Today, I received an email from a source I didn't expect to. My brother decided to include me on one of those round robin "Jim never returned from the war, if only they had made up before he died" e-mails.
Not particularly unusual, bar the fact that I haven't spoken to my brother in many years. To give you an idea of how long, he has never met my 3 year old daughter, and when my son was in paediatric intensive care at 18 months old, he chose not to come to visit him, despite the fact that he was doing work experience at the same hospital, regardless of the additional fact that The Boy crashed 6 times whilst on a ventilator and the very real possibility existed that he could die.
He has never sent a card to my daughter for birthday or Christmas, my son has received one of each.
So, as we approach the season of goodwill, I should embrace this gesture, cling on to the olive branch, and thank him for his kind interest in me.
Bollocks I should, and bollocks I would.
I told him he was deluded and should be ashamed of himself. He replied with a barely literate missive that concluded that I was mental (yes, good one Dick Van Dyke - when shall we expect your appearance on "Diagnosis Murder"?), I always have to be the centre of attention, and that he was through with me.
Cue an emotional call to my Ex where I sobbed heavily and said, in a voice that only dogs could hear, "I'm not mental, am I?". As he was assuring me I wasn't, I suddenly burst into laughter as, pretty clearly, calling someone and crying down the phone asking if you're mental actually is a bit, well, you know, mental.
Then, in a way that only Himself can do, he asked me why I cared about what this person thought about me.
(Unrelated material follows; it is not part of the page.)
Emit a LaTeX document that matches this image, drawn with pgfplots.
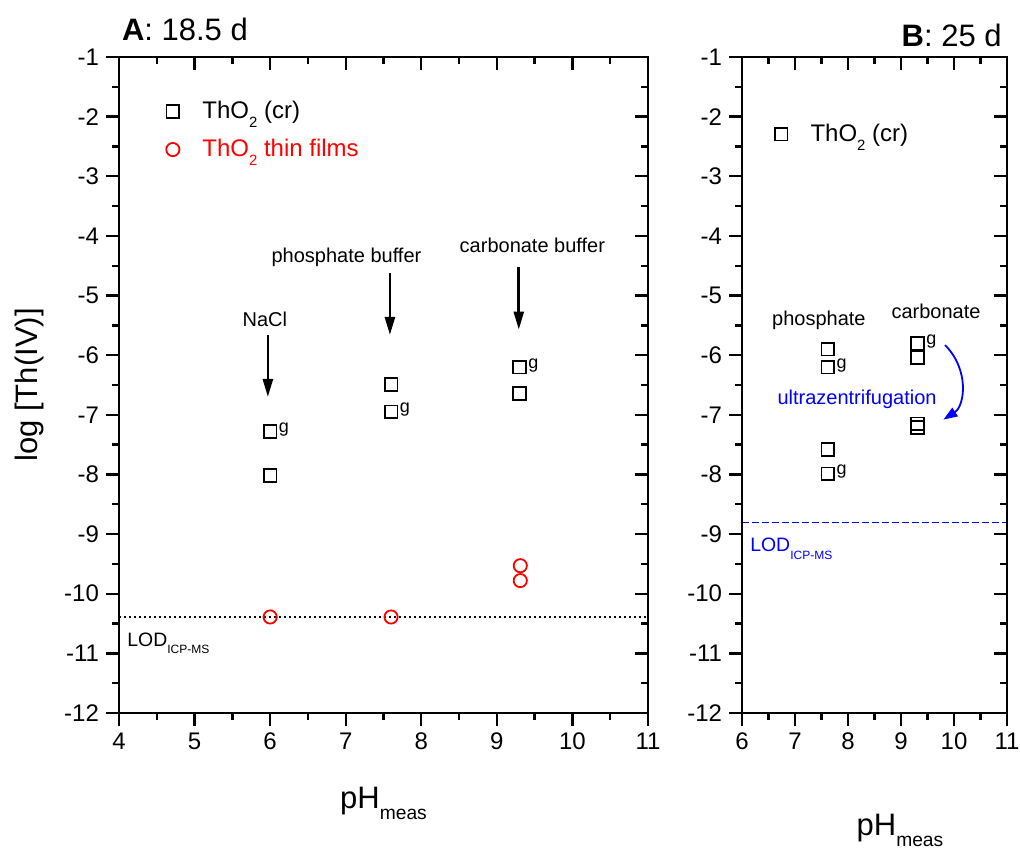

Instantly, I could answer that I didn't care what he thought, it was what he said about my mental ill health, and how he had chosen to play the victim in the scenario, once again ducking all responsibility for what has gone on between us in the past.
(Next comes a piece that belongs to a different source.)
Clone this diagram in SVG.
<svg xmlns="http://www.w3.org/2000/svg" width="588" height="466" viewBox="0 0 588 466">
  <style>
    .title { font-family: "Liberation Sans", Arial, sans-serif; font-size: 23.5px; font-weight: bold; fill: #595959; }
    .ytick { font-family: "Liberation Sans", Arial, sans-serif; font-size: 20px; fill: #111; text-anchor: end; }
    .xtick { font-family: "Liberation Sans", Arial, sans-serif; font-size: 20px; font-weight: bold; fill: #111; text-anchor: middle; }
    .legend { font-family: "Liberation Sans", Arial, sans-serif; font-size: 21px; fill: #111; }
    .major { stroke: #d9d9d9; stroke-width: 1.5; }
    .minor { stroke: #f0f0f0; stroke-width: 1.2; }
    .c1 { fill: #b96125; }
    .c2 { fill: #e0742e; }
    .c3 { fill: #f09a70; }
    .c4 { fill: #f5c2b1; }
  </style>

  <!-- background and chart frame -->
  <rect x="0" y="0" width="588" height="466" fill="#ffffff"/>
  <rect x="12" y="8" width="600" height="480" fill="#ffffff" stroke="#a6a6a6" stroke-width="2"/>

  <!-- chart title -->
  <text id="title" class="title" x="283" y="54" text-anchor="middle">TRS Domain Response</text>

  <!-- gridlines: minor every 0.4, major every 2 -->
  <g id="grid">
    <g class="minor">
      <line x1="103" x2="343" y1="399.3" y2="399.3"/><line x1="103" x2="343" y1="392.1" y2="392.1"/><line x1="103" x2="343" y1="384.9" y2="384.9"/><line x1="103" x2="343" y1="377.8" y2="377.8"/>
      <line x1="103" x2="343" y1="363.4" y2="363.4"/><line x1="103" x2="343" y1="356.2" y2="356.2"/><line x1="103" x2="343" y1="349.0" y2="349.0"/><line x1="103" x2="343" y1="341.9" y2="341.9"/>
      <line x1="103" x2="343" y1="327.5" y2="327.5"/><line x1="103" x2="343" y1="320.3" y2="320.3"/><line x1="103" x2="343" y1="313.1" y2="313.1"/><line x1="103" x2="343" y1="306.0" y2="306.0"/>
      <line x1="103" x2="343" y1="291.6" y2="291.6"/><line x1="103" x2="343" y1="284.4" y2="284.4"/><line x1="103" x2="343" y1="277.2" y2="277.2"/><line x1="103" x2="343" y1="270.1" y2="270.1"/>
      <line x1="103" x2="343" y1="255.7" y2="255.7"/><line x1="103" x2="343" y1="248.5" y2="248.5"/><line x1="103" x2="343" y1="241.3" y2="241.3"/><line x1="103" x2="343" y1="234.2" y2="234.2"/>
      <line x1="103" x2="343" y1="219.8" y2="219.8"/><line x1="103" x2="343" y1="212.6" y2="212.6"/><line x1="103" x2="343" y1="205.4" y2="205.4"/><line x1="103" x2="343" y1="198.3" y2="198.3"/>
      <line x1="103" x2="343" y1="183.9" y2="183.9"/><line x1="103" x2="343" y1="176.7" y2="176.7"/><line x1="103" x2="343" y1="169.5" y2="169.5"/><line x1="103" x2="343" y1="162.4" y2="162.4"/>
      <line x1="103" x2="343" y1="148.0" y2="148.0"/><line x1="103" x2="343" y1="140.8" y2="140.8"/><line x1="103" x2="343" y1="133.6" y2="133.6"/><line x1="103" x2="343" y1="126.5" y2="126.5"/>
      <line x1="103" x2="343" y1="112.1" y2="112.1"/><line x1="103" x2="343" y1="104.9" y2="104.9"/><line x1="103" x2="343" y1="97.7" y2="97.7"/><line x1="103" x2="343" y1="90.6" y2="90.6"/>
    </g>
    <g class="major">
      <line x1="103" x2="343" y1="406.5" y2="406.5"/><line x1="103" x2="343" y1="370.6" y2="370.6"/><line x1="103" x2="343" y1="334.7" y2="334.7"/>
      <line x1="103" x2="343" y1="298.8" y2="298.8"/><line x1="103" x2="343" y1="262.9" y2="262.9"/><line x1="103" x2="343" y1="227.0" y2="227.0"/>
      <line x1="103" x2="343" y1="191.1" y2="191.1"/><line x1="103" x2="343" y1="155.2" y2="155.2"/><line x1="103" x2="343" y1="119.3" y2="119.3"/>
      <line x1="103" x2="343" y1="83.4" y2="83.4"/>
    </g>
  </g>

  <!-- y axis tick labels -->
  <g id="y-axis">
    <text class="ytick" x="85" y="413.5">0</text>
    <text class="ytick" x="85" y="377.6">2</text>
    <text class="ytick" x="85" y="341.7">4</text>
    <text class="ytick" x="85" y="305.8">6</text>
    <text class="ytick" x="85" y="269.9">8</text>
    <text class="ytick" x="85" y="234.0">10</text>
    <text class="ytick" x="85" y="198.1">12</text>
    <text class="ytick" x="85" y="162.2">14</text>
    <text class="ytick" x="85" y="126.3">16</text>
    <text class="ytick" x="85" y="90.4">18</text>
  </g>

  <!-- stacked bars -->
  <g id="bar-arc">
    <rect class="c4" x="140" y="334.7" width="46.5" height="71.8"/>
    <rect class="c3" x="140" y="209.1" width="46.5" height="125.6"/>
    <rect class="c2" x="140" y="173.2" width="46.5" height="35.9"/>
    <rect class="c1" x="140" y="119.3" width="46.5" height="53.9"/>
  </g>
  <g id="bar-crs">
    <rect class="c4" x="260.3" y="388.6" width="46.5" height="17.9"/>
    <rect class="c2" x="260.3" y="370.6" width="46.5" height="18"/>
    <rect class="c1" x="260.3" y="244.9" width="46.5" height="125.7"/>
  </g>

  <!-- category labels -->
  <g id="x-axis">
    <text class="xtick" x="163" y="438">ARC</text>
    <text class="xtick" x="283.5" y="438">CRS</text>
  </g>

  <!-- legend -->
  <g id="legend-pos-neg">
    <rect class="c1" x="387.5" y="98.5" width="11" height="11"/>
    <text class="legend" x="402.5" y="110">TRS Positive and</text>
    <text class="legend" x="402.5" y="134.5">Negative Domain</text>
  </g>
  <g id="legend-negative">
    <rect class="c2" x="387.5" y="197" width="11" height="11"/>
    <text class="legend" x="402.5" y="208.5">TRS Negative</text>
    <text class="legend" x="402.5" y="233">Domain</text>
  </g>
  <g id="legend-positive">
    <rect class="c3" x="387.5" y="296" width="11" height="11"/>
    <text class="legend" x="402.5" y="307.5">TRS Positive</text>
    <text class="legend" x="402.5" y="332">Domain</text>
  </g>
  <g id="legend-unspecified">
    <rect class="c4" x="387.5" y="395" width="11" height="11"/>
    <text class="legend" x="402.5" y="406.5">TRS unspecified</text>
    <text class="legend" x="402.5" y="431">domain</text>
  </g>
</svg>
However much I think I am ok with having depression, there are always flash points that can upset me. Being directly "accused" of being mental is one of them, especially when it is said with the malice that only a sibling can afford.
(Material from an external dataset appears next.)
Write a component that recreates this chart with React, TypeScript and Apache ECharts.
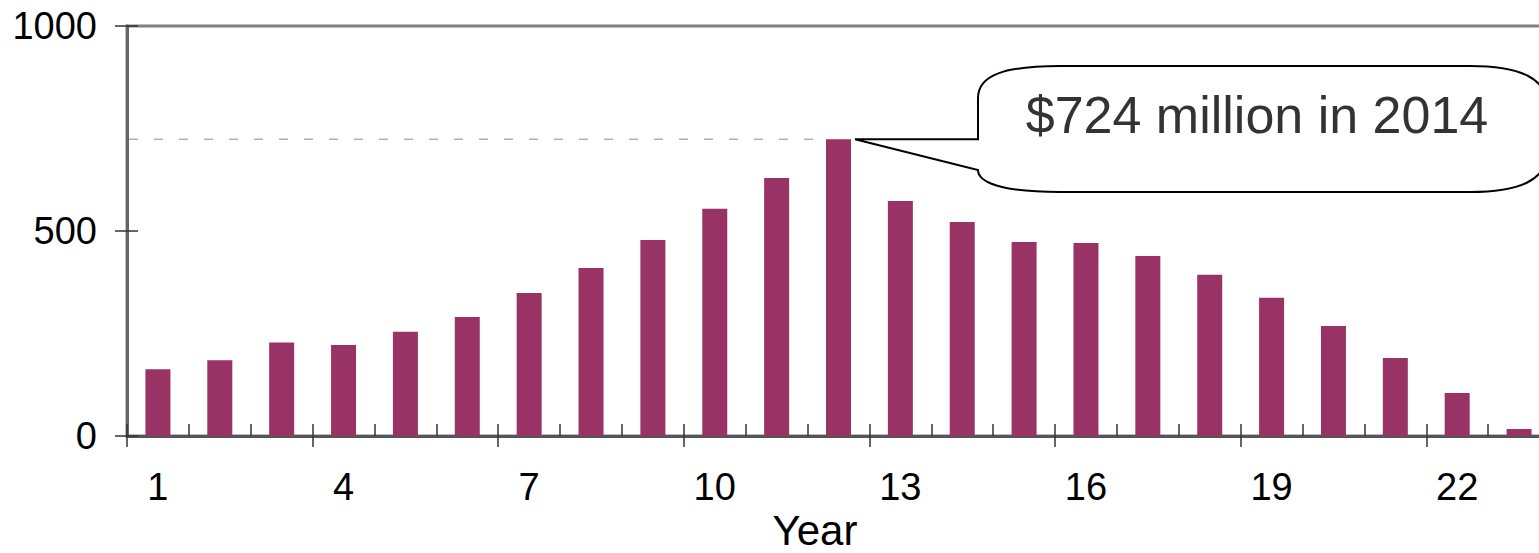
import React, { useEffect, useRef } from "react";
import * as echarts from "echarts";

const years: string[] = [
  "1", "2", "3", "4", "5", "6", "7", "8", "9", "10", "11", "12",
  "13", "14", "15", "16", "17", "18", "19", "20", "21", "22", "23",
];
const spending: number[] = [
  163, 185, 228, 222, 254, 290, 349, 410, 478, 554, 629, 724,
  573, 522, 473, 471, 439, 393, 337, 268, 190, 105, 17,
];
const yTicks = { min: 0, max: 1000, interval: 500 };
const peakIndex = 11;
const calloutText = "$724 million in 2014";
const xAxisTitle = "Year";

const FONT = "'Liberation Sans', Arial, Helvetica, sans-serif";

export default function App() {
  const ref = useRef<HTMLDivElement>(null);
  useEffect(() => {
    document.body.style.margin = "0";
    document.body.style.overflow = "hidden";
    if (!ref.current) return;
    const chart = echarts.init(ref.current, undefined, { renderer: "svg" });
    const gridLeft = 127;
    const gridTop = 26;
    const gridWidth = 1423;
    const gridHeight = 410;
    const tickStyle = { color: "#333", width: 1.5 };
    chart.setOption({
      animation: false,
      backgroundColor: "#ffffff",
      grid: {
        left: gridLeft,
        top: gridTop,
        width: gridWidth,
        height: gridHeight,
        show: true,
        borderColor: "#808080",
        borderWidth: 3,
        backgroundColor: "transparent",
      },
      xAxis: [
        {
          type: "category",
          data: years,
          position: "bottom",
          axisLine: { show: true, lineStyle: { color: "#555", width: 3 } },
          axisTick: { show: true, length: 11, lineStyle: tickStyle },
          axisLabel: {
            interval: 2,
            fontSize: 38,
            color: "#000",
            fontFamily: FONT,
            margin: 32,
          },
        },
        {
          type: "category",
          data: years,
          position: "top",
          offset: -gridHeight,
          axisLine: { show: false },
          axisTick: { show: true, length: 12, lineStyle: tickStyle },
          axisLabel: { show: false },
        },
      ],
      yAxis: [
        {
          type: "value",
          min: yTicks.min,
          max: yTicks.max,
          interval: yTicks.interval,
          position: "left",
          axisLine: { show: true, lineStyle: { color: "#666", width: 3 } },
          axisTick: { show: true, length: 12, lineStyle: tickStyle },
          splitLine: { show: false },
          axisLabel: {
            fontSize: 38,
            color: "#000",
            fontFamily: FONT,
            margin: 30,
            formatter: (v: number) => String(v),
          },
        },
        {
          type: "value",
          min: yTicks.min,
          max: yTicks.max,
          interval: yTicks.interval,
          position: "right",
          offset: -gridWidth,
          axisLine: { show: false },
          axisTick: { show: true, length: 11, lineStyle: tickStyle },
          splitLine: { show: false },
          axisLabel: { show: false },
        },
      ],
      series: [
        {
          type: "bar",
          data: spending,
          barWidth: 25,
          itemStyle: { color: "#993366" },
        },
      ],
    });

    const p = chart.convertToPixel({ gridIndex: 0 }, [peakIndex, spending[peakIndex]]) as number[];
    const barLeft = p[0] - 12.5;
    const barRight = p[0] + 12.5;
    const tx = barRight + 4;
    const ty = p[1];
    const L = 978, T = 66, B = 192, R = 1548;
    const d =
      `M ${L} ${ty} L ${tx} ${ty} L ${L} 170 ` +
      `C ${L} 182 1000 ${B} 1060 ${B} L 1470 ${B} ` +
      `C 1520 ${B} ${R} 180 ${R} 150 L ${R} 108 ` +
      `C ${R} 78 1520 ${T} 1470 ${T} L 1060 ${T} ` +
      `C 1005 ${T} ${L} 75 ${L} 98 Z`;
    echarts.graphic.registerShape("callout", (echarts.graphic as any).extendPath(d, {}));

    chart.setOption({
      graphic: [
        {
          type: "line",
          z: 100,
          shape: { x1: gridLeft + 2, y1: ty, x2: barLeft - 2, y2: ty },
          style: { stroke: "#b0b0b0", lineWidth: 1.5, lineDash: [9, 16] },
        },
        {
          type: "callout",
          z: 100,
          x: 0,
          y: 0,
          scaleX: 1,
          scaleY: 1,
          style: { fill: "#ffffff", stroke: "#000000", lineWidth: 2 },
        },
        {
          type: "text",
          z: 101,
          x: 1257,
          y: 115,
          style: {
            text: calloutText,
            fontSize: 52,
            fontFamily: FONT,
            fill: "#333333",
            align: "center",
            verticalAlign: "middle",
          },
        },
        {
          type: "text",
          z: 101,
          x: 815,
          y: 530,
          style: {
            text: xAxisTitle,
            fontSize: 42,
            fontFamily: FONT,
            fill: "#000000",
            align: "center",
            verticalAlign: "middle",
          },
        },
      ],
    });
    return () => chart.dispose();
  }, []);
  return (
    <div style={{ position: "absolute", left: 0, top: 0, width: 1539, height: 553, overflow: "hidden", background: "#fff" }}>
      <div ref={ref} style={{ width: 1560, height: 553 }} />
    </div>
  );
}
When you grow up, sometimes there is no place for the childish things of youth, and this can include a bad relationship with a sibling about whom you no longer care. How freeing to sever that tie, and no longer feel guilt about disliking them.
However, being a grown up doesn't always mean that you should act maturely at all times, you should still enjoy pursuits that may not be deemed appropriate - like splashing in puddles, eating cake instead of dinner, rolling in mud, telling your mother's eldest child to go fuck himself...
Well, what do you expect? I'm mental.